The study and use of interferometry has been an important tool for the scientific and engineering communities for over a century, mostly in the optical light spectrum. Current and past applications of optical interferometry include accurate measurement of length and distance, both surveying and astronomical, optical testing, measurement of displacement and vibration, studies of gas and fluid flow, studies of temperature flow and distribution, measurement of electrical and magnetic fields, interference microscopy, studies of refractive indexes and fields, and holographic interferometry. Many more exist.

Interestingly, around the same time Reginald Fessenden (1866-1932) invented the use of acoustic and seismic wave phenomena for surveying the earth. However, until now application of interferometry to seismic surveying and seismic interpretation has been undiscovered.

Interferometry basics

Three principle values describe any wave: amplitude, frequency, and phase.

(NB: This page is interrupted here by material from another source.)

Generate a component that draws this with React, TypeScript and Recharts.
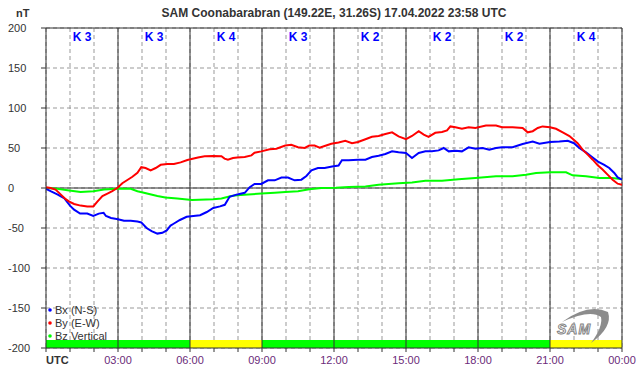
import { LineChart, Line, XAxis, YAxis, CartesianGrid, ReferenceLine, ReferenceArea } from 'recharts';

// 3-hour K index blocks
const blockStarts = [0, 3, 6, 9, 12, 15, 18, 21];
const kIndex = [3, 3, 4, 3, 2, 2, 2, 4];

const hourTicks = Array.from({ length: 25 }, (_, i) => i);
const nTTicks = [-200, -150, -100, -50, 0, 50, 100, 150, 200];
const majorHours = [3, 6, 9, 12, 15, 18, 21, 24];

const seriesNames = ['Bx (N-S)', 'By (E-W)', 'Bz Vertical'];
const seriesColors = ['#0000ff', '#ff0000', '#00ff00'];

const bxHours = [0, 0.19, 0.47, 0.75, 1.0, 1.17, 1.42, 1.72, 1.97, 2.2, 2.4, 2.5, 2.71, 3.0, 3.25, 3.53, 3.81, 3.97, 4.19, 4.4, 4.64, 4.85, 5.03, 5.19, 5.3, 5.58, 5.86, 6.14, 6.42, 6.7, 6.97, 7.25, 7.45, 7.65, 7.97, 8.28, 8.49, 8.69, 8.97, 9.25, 9.53, 9.81, 10.08, 10.36, 10.64, 10.85, 11.06, 11.33, 11.61, 11.92, 12.19, 12.33, 12.61, 13.0, 13.31, 13.58, 13.86, 14.14, 14.42, 14.69, 15.0, 15.25, 15.53, 15.81, 16.08, 16.36, 16.57, 16.78, 17.06, 17.33, 17.61, 17.89, 18.19, 18.47, 18.75, 19.0, 19.44, 19.86, 20.28, 20.56, 21.0, 21.39, 21.74, 22.0, 22.22, 22.5, 22.71, 23.0, 23.26, 23.47, 23.68, 23.82, 24.0];
const bxValues = [-1, -4, -8, -12.5, -22, -27, -32, -32, -35, -32, -31, -35, -37.5, -39, -41, -41, -42, -43, -50, -54, -57, -56, -53, -47, -45, -40, -36, -35, -34, -30, -25, -23, -21, -11, -8, -6, 1, 5, 5, 9.6, 9.6, 13, 13, 9.6, 10.4, 15, 22, 25, 25, 27, 28, 34.6, 34.6, 35.4, 35.4, 38.8, 40.4, 42.5, 45.8, 44.6, 43.8, 37.5, 43.8, 45.8, 45.8, 47, 50, 45.8, 46.7, 45.8, 50.8, 49, 50, 48, 50, 50.8, 51, 55, 58, 55.4, 57.5, 58, 59, 56, 50, 44.6, 39.6, 33, 29, 25, 18.8, 13.3, 10.4];

const byHours = [0, 0.19, 0.4, 0.61, 0.82, 0.97, 1.17, 1.44, 1.72, 1.97, 2.14, 2.35, 2.56, 2.76, 2.97, 3.18, 3.39, 3.6, 3.81, 3.97, 4.15, 4.36, 4.57, 4.78, 5.06, 5.33, 5.61, 5.89, 6.33, 6.61, 6.97, 7.31, 7.44, 7.58, 7.79, 7.97, 8.28, 8.56, 8.69, 8.97, 9.32, 9.6, 9.97, 10.22, 10.5, 10.78, 10.97, 11.19, 11.4, 11.61, 11.89, 12.19, 12.47, 12.75, 13.0, 13.31, 13.58, 13.86, 14.14, 14.42, 14.69, 15.0, 15.25, 15.53, 15.74, 15.94, 16.22, 16.5, 16.71, 16.85, 17.06, 17.33, 17.61, 17.89, 18.33, 18.75, 19.0, 19.44, 19.86, 20.07, 20.28, 20.49, 20.69, 21.0, 21.25, 21.53, 21.81, 22.0, 22.15, 22.36, 22.57, 22.78, 23.0, 23.19, 23.4, 23.61, 23.82, 24.0];
const byValues = [1, 0, -2, -8, -14, -17, -20, -22, -23, -23, -17, -10, -7, -4, 0, 6, 10, 14, 19, 26, 25, 22, 25, 29, 30, 30, 32, 35, 38, 39.6, 40, 39.6, 36.7, 35.4, 37.5, 38, 38.8, 40.8, 44, 45.8, 48.3, 49, 53, 54, 51, 50, 53, 53, 50.4, 52.5, 55.4, 57, 59, 56, 57.5, 61, 64, 65, 67.5, 69.6, 64.6, 61, 65, 71, 66.7, 64, 69, 70, 72, 77, 76, 74, 76, 75, 78, 78, 76, 76, 75, 69.6, 71, 75, 77, 76, 74, 69.6, 65, 60, 56, 48, 41.7, 35.4, 28, 23, 16.7, 10.4, 5.4, 4];

const bzHours = [0, 0.47, 0.97, 1.44, 1.97, 2.42, 2.97, 3.53, 3.81, 4.08, 4.64, 4.97, 5.47, 6.08, 6.97, 7.31, 7.72, 7.97, 8.42, 8.97, 9.53, 9.97, 10.5, 10.97, 11.47, 12.08, 12.61, 13.31, 13.86, 14.69, 15.25, 15.81, 16.5, 17.19, 17.89, 18.75, 19.44, 20.0, 20.42, 21.0, 21.67, 21.94, 22.5, 23.06, 23.61, 24.0];
const bzValues = [0, -1, -3, -5, -4, -2, -1, -1, -4, -6, -10, -12, -13, -15, -14, -13, -10, -9, -8, -7, -6, -5, -4, -1.7, 0, 0.4, 1.3, 2, 4, 6, 7, 9, 9, 11, 12.5, 14.6, 14.6, 16.7, 18.8, 19.6, 19.6, 15.8, 14.6, 12.5, 12.5, 11];

const toPoints = (hours: number[], values: number[]) => hours.map((h, i) => ({ h, v: values[i] }));

const FONT = '"Liberation Sans", Arial, sans-serif';

const pad = (n: number) => (n < 10 ? '0' + n : '' + n);

const XTick = ({ x, y, payload }: any) => {
  const h = payload.value;
  if (h % 3 !== 0) return <g />;
  if (h === 0) {
    return (
      <text x={x} y={y + 10} textAnchor="start" fill="#333" fontSize={11} fontWeight="bold" fontFamily={FONT}>UTC</text>
    );
  }
  return (
    <text x={x} y={y + 10} textAnchor="middle" fill="#6b2b7a" fontSize={11} fontFamily={FONT}>
      {pad(h % 24)}:00
    </text>
  );
};

const YTick = ({ y, payload }: any) => (
  <text x={8} y={y + 4} textAnchor="start" fill="#333" fontSize={11} fontFamily={FONT}>{payload.value}</text>
);

export default function App() {
  const points = [
    toPoints(bxHours, bxValues),
    toPoints(byHours, byValues),
    toPoints(bzHours, bzValues),
  ];
  // drawing order: Bz, Bx, By
  const order = [2, 0, 1];

  return (
    <div style={{ position: 'absolute', left: 0, top: 0, width: 642, height: 376, background: '#fff', fontFamily: FONT }}>
      <LineChart width={642} height={376} margin={{ top: 28, right: 20, bottom: 0, left: 0 }}>
        <CartesianGrid stroke="#999" strokeDasharray="4 3" />
        <XAxis
          type="number"
          dataKey="h"
          domain={[0, 24]}
          ticks={hourTicks}
          interval={0}
          height={28}
          tick={<XTick />}
          tickSize={4}
          stroke="#333"
          allowDataOverflow
        />
        <YAxis
          type="number"
          domain={[-200, 200]}
          ticks={nTTicks}
          interval={0}
          width={46}
          tick={<YTick />}
          tickSize={5}
          stroke="#333"
          allowDataOverflow
        />
        {majorHours.map((h) => (
          <ReferenceLine key={'v' + h} x={h} stroke="#333" strokeWidth={1} />
        ))}
        <ReferenceLine y={0} stroke="#333" strokeWidth={1} />
        <ReferenceLine y={200} stroke="#333" strokeWidth={1} />
        {blockStarts.map((s, i) => (
          <ReferenceArea
            key={'k' + s}
            x1={s}
            x2={s + 3}
            y1={-200}
            y2={-190}
            fill={kIndex[i] >= 4 ? '#ffff00' : '#00ff00'}
            fillOpacity={1}
            stroke="none"
          />
        ))}
        {blockStarts.map((s, i) => (
          <ReferenceArea
            key={'kl' + s}
            x1={s}
            x2={s + 3}
            y1={-200}
            y2={200}
            fillOpacity={0}
            stroke="none"
            label={{ value: `K ${kIndex[i]}`, position: 'insideTop', offset: 4, fill: '#0000ff', fontSize: 12, fontWeight: 'bold', fontFamily: FONT }}
          />
        ))}
        {order.map((idx) => (
          <Line
            key={seriesNames[idx]}
            data={points[idx]}
            dataKey="v"
            type="linear"
            stroke={seriesColors[idx]}
            strokeWidth={2}
            dot={false}
            isAnimationActive={false}
          />
        ))}
      </LineChart>
      <svg width={642} height={376} style={{ position: 'absolute', left: 0, top: 0, pointerEvents: 'none' }}>
        <text x={334} y={17} textAnchor="middle" fontSize={12} fontWeight="bold" fill="#333" fontFamily={FONT}>
          SAM Coonabarabran (149.22E, 31.26S) 17.04.2022 23:58 UTC
        </text>
        <text x={16} y={17} fontSize={11} fontWeight="bold" fill="#333" fontFamily={FONT}>nT</text>
        {seriesNames.map((name, i) => (
          <g key={name}>
            <circle cx={50} cy={310 + i * 13} r={1.8} fill={seriesColors[i]} />
            <text x={55} y={314 + i * 13} fontSize={11} fill="#333" fontFamily={FONT}>{name}</text>
          </g>
        ))}
        <path d="M 562 322 Q 588 303 608 312 Q 613 327 591 343 Q 603 327 601 317 Q 590 309 562 322 Z" fill="#8c8c8c" />
        <text x={557} y={334} fontSize={14} fontStyle="italic" fontWeight="bold" fill="#f2f2f2" stroke="#808080" strokeWidth={0.9} letterSpacing={1} fontFamily={FONT}>SAM</text>
      </svg>
    </div>
  );
}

In fact, the basic equation for a sinusoid of frequency (ω) or period (2π/ω) is:

f(t) = A cos(ωt + ϕ) Equation 1

where t is time, A is amplitude (defined above), and ϕ is phase.

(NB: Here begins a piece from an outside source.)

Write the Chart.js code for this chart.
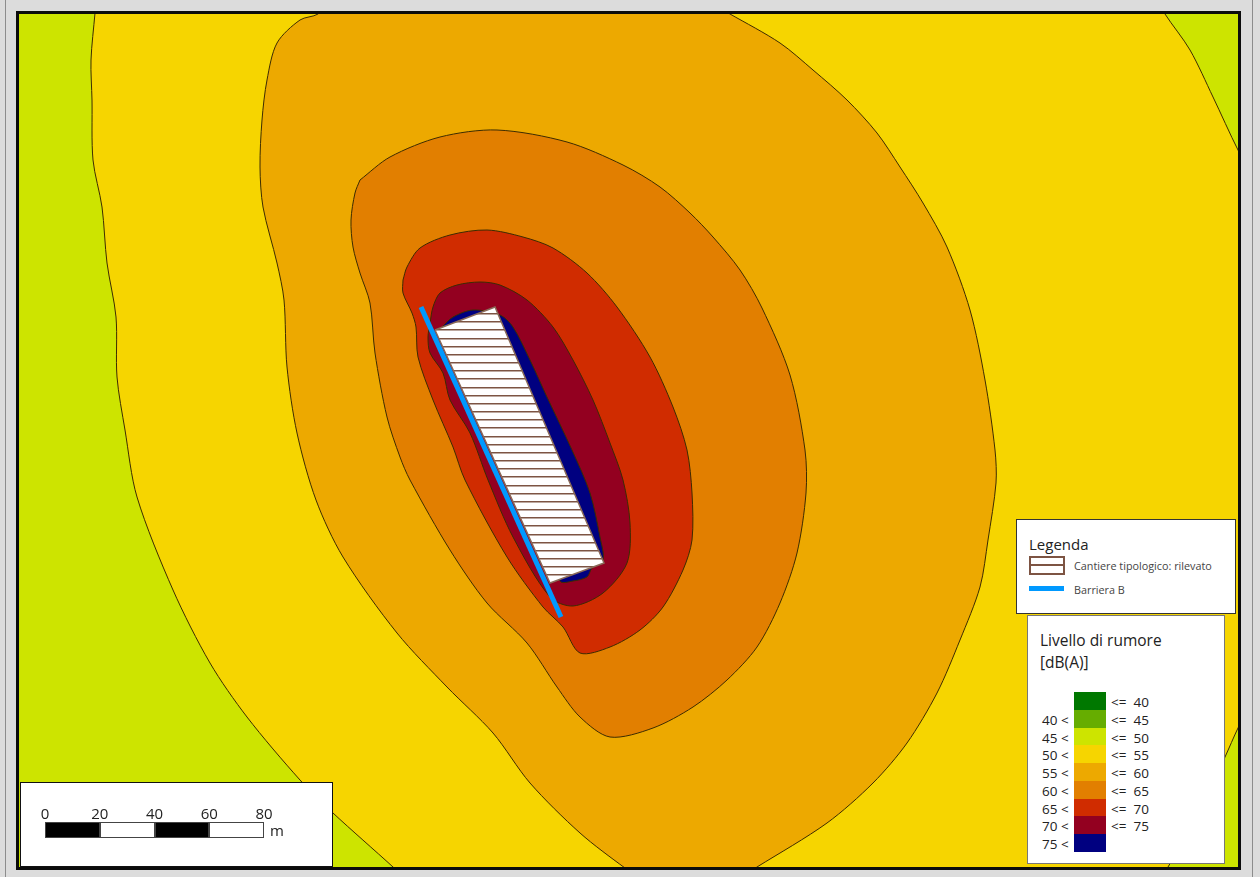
<!DOCTYPE html>
<html>
<head>
<meta charset="utf-8">
<title>Livello di rumore</title>
<script src="https://cdn.jsdelivr.net/npm/chart.js@4"></script>
<style>
  html, body { margin: 0; padding: 0; background: #dcdcdc; }
  body { width: 1260px; height: 877px; position: relative; overflow: hidden; font-family: "Open Sans", sans-serif; color: #222; }
  .edge { position: absolute; background: #8c8c8c; }
  #map { position: absolute; left: 19px; top: 14px; width: 1219px; height: 853px; outline: 3px solid #0c0c0c; }
  .box { position: absolute; background: #fff; box-sizing: border-box; border: 1px solid #333; }
  .txt { position: absolute; white-space: pre; line-height: 1; }
  .sw { position: absolute; box-sizing: border-box; }
</style>
</head>
<body>
<div class="edge" style="left:5px;top:0;width:1px;height:877px"></div>
<div class="edge" style="left:1252px;top:0;width:1px;height:877px"></div>
<div id="map"><canvas id="mapChart" width="1219" height="853"></canvas></div>
<div id="overlay"></div>

<script>
/* ── Data: contour outlines (map x, y) ──────────────────────────── */

const mapX = [19, 1238];
const mapY = [14, 867];

const zone50 = [[0, 0], [1260, 0], [1260, 877], [0, 877]];

const green50Left = [[96, 0], [95, 13], [91, 60], [92, 100], [93, 160], [102, 207], [107, 263], [116, 317], [117, 377],
  [125, 430], [137, 497], [173, 590], [210, 663], [247, 717], [300, 780], [333, 813], [393, 867], [403, 877],
  [0, 877], [0, 0]];
const green50TopRight = [[1158, 0], [1165, 14], [1190, 50], [1213, 97], [1238, 150], [1260, 190], [1260, 0]];
const green50BottomRight = [[1250, 705], [1238, 728], [1225, 757], [1200, 810], [1168, 867], [1160, 877], [1260, 877]];

const zone55 = [[330, 0], [318, 14], [300, 20], [277, 43], [267, 80], [262, 120], [260, 167], [263, 207], [277, 263],
  [284, 300], [287, 367], [297, 433], [316, 500], [343, 557], [397, 633], [447, 687], [493, 733], [530, 783],
  [580, 833], [625, 868], [640, 877], [740, 877], [757, 867], [827, 823], [873, 783], [907, 743], [937, 693],
  [960, 640], [980, 587], [988, 540], [996, 483], [995, 450], [985, 380], [970, 310], [947, 247], [923, 203],
  [900, 167], [877, 133], [847, 100], [813, 70], [780, 43], [730, 14], [705, 0]];

const zone60 = [[360, 180], [355, 193], [351, 220], [353, 247], [360, 273], [370, 303], [375, 353], [387, 417],
  [400, 457], [410, 480], [450, 550], [487, 603], [527, 643], [557, 687], [580, 717], [610, 737], [653, 728],
  [693, 707], [727, 680], [757, 647], [780, 603], [797, 553], [806, 493], [805, 450], [790, 375], [762, 308],
  [740, 270], [713, 237], [690, 213], [660, 187], [623, 165], [567, 142], [497, 130], [440, 137], [390, 157]];

const zone65 = [[403, 280], [407, 267], [420, 248], [450, 235], [487, 230], [523, 237], [553, 248], [587, 273],
  [617, 307], [650, 357], [673, 407], [687, 450], [692, 493], [692, 540], [683, 570], [663, 607], [640, 630],
  [610, 647], [580, 653], [563, 627], [543, 607], [507, 557], [465, 480], [453, 447], [433, 400], [418, 357],
  [416, 327], [412, 313], [403, 293]];

const zone70 = [[430, 323], [433, 307], [440, 293], [457, 285], [480, 282], [500, 285], [527, 300], [553, 327],
  [573, 360], [593, 400], [610, 443], [623, 480], [630, 523], [627, 563], [603, 593], [573, 606], [550, 597],
  [513, 537], [488, 480], [470, 433], [450, 400], [443, 373], [430, 353], [428, 337]];

const zone75 = [[442, 327], [453, 317], [473, 310], [500, 315], [513, 327], [530, 360], [547, 397], [572, 450],
  [590, 493], [600, 537], [603, 560], [592, 568], [587, 577], [573, 581], [560, 581], [500, 450]];

const siteOutline = [[435, 330], [495, 307], [604, 563], [550, 583]];
const barrierLine = [[421, 307], [561, 617]];

/* ── Data: legend ───────────────────────────────────────────────── */

const legendColors = ["#007800", "#66ad00", "#cde400", "#f6d500", "#eda900", "#e27f00", "#d02c00", "#930020", "#000080"];
const lowerLabels = ["", "40 <", "45 <", "50 <", "55 <", "60 <", "65 <", "70 <", "75 <"];
const upperLabels = ["<=  40", "<=  45", "<=  50", "<=  55", "<=  60", "<=  65", "<=  70", "<=  75", ""];
const scaleTicks = [0, 20, 40, 60, 80];

const hatchColor = "#7d5443";
const barrierColor = "#0099ff";

/* ── Chart ──────────────────────────────────────────────────────── */

function toPoints(list) {
  return list.map(p => ({ x: p[0], y: p[1] }));
}

function zone(list, fillColor, lineColor) {
  return {
    data: toPoints(list.concat([list[0]])),
    backgroundColor: fillColor,
    borderColor: lineColor || "#3d2c00",
    borderWidth: lineColor === "transparent" ? 0 : 1,
    fill: "shape",
    showLine: true,
    tension: 0.3,
    pointRadius: 0,
  };
}

// Horizontal hatching of the site, one line every 8.17 px
function hatchPattern() {
  const tile = document.createElement("canvas");
  tile.width = 4;
  tile.height = 49;
  const c = tile.getContext("2d");
  c.fillStyle = "#ffffff";
  c.fillRect(0, 0, 4, 49);
  c.fillStyle = hatchColor;
  for (let k = 0; k < 6; k++) c.fillRect(0, 5 + Math.round(k * 49 / 6), 4, 1.5);
  return c.createPattern(tile, "repeat");
}

const site = zone(siteOutline, hatchPattern(), "#8a6a58");
site.tension = 0;
site.borderWidth = 1.5;

// Bottom layer first, the array is reversed because Chart.js paints dataset 0 last
const layers = [
  zone(zone50, legendColors[3], "transparent"),
  zone(green50Left, legendColors[2]),
  zone(green50TopRight, legendColors[2]),
  zone(green50BottomRight, legendColors[2]),
  zone(zone55, legendColors[4]),
  zone(zone60, legendColors[5]),
  zone(zone65, legendColors[6]),
  zone(zone70, legendColors[7]),
  zone(zone75, legendColors[8]),
  site,
  {
    data: toPoints(barrierLine),
    borderColor: barrierColor,
    borderWidth: 5,
    borderCapStyle: "butt",
    showLine: true,
    fill: false,
    pointRadius: 0,
  },
];

new Chart(document.getElementById("mapChart"), {
  type: "scatter",
  data: { datasets: layers.reverse() },
  options: {
    responsive: false,
    animation: false,
    devicePixelRatio: 1,
    events: [],
    layout: { padding: 0 },
    plugins: { legend: { display: false }, tooltip: { enabled: false } },
    scales: {
      x: { type: "linear", display: false, min: mapX[0], max: mapX[1] },
      y: { type: "linear", display: false, min: mapY[0], max: mapY[1], reverse: true },
    },
  },
});

/* ── Legend boxes and scale bar ─────────────────────────────────── */

const overlay = document.getElementById("overlay");

function addBox(x, y, w, h, bg, cls, extra) {
  const el = document.createElement("div");
  el.className = cls;
  el.style.cssText = `left:${x}px;top:${y}px;width:${w}px;height:${h}px;background:${bg};${extra || ""}`;
  overlay.appendChild(el);
  return el;
}

function addText(str, x, y, size, extra) {
  const el = document.createElement("div");
  el.className = "txt";
  el.textContent = str;
  el.style.cssText = `left:${x}px;top:${y}px;font-size:${size}px;${extra || ""}`;
  overlay.appendChild(el);
  return el;
}

// Site / barrier legend
addBox(1016, 519, 220, 95, "#fff", "box");
addText("Legenda", 1029, 537, 15);
addBox(1029, 556, 36, 19, "#fff", "sw", "border:2px solid " + hatchColor);
addBox(1029, 564, 36, 2, hatchColor, "sw");
addText("Cantiere tipologico: rilevato", 1074, 561, 10.8, "color:#444");
addBox(1029, 586, 35, 5, barrierColor, "sw");
addText("Barriera B", 1074, 585, 10.8, "color:#444");

// Noise level legend
addBox(1027, 615, 198, 249, "#fff", "box", "border-color:#777");
addText("Livello di rumore", 1040, 633, 15.5);
addText("[dB(A)]", 1040, 655, 15.5);
legendColors.forEach((col, i) => {
  const top = 692 + i * 17.75;
  addBox(1074, top, 32, 17.75, col, "sw");
  if (lowerLabels[i]) addText(lowerLabels[i], 1042, top + 4, 13.5);
  if (upperLabels[i]) addText(upperLabels[i], 1111, top + 4, 13.5);
});

// Scale bar, 20 m segments
const barLeft = 45, barStep = 54.75;
addBox(20, 782, 313, 85, "#fff", "box", "border-color:#111");
scaleTicks.forEach((t, i) => {
  addText(String(t), barLeft + i * barStep, 806, 15, "transform:translateX(-50%)");
  if (i < scaleTicks.length - 1) {
    addBox(barLeft + i * barStep, 822, barStep, 16, i % 2 === 0 ? "#000" : "#fff", "sw", "border:1px solid #444");
  }
});
addText("m", 270, 823, 15);
</script>
</body>
</html>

Interferometry is defined as “the action or art of measuring wave interference phenomena.” Specifically, interference measurements yield information about the Principle Value-Phase (PV-Phase). Interestingly, it has been shown that much of the intelligence or information in a wave signal lies in the phase value of the signal. Simply speaking, the technology of seismic interferometry detects and measures seismic wave phase information.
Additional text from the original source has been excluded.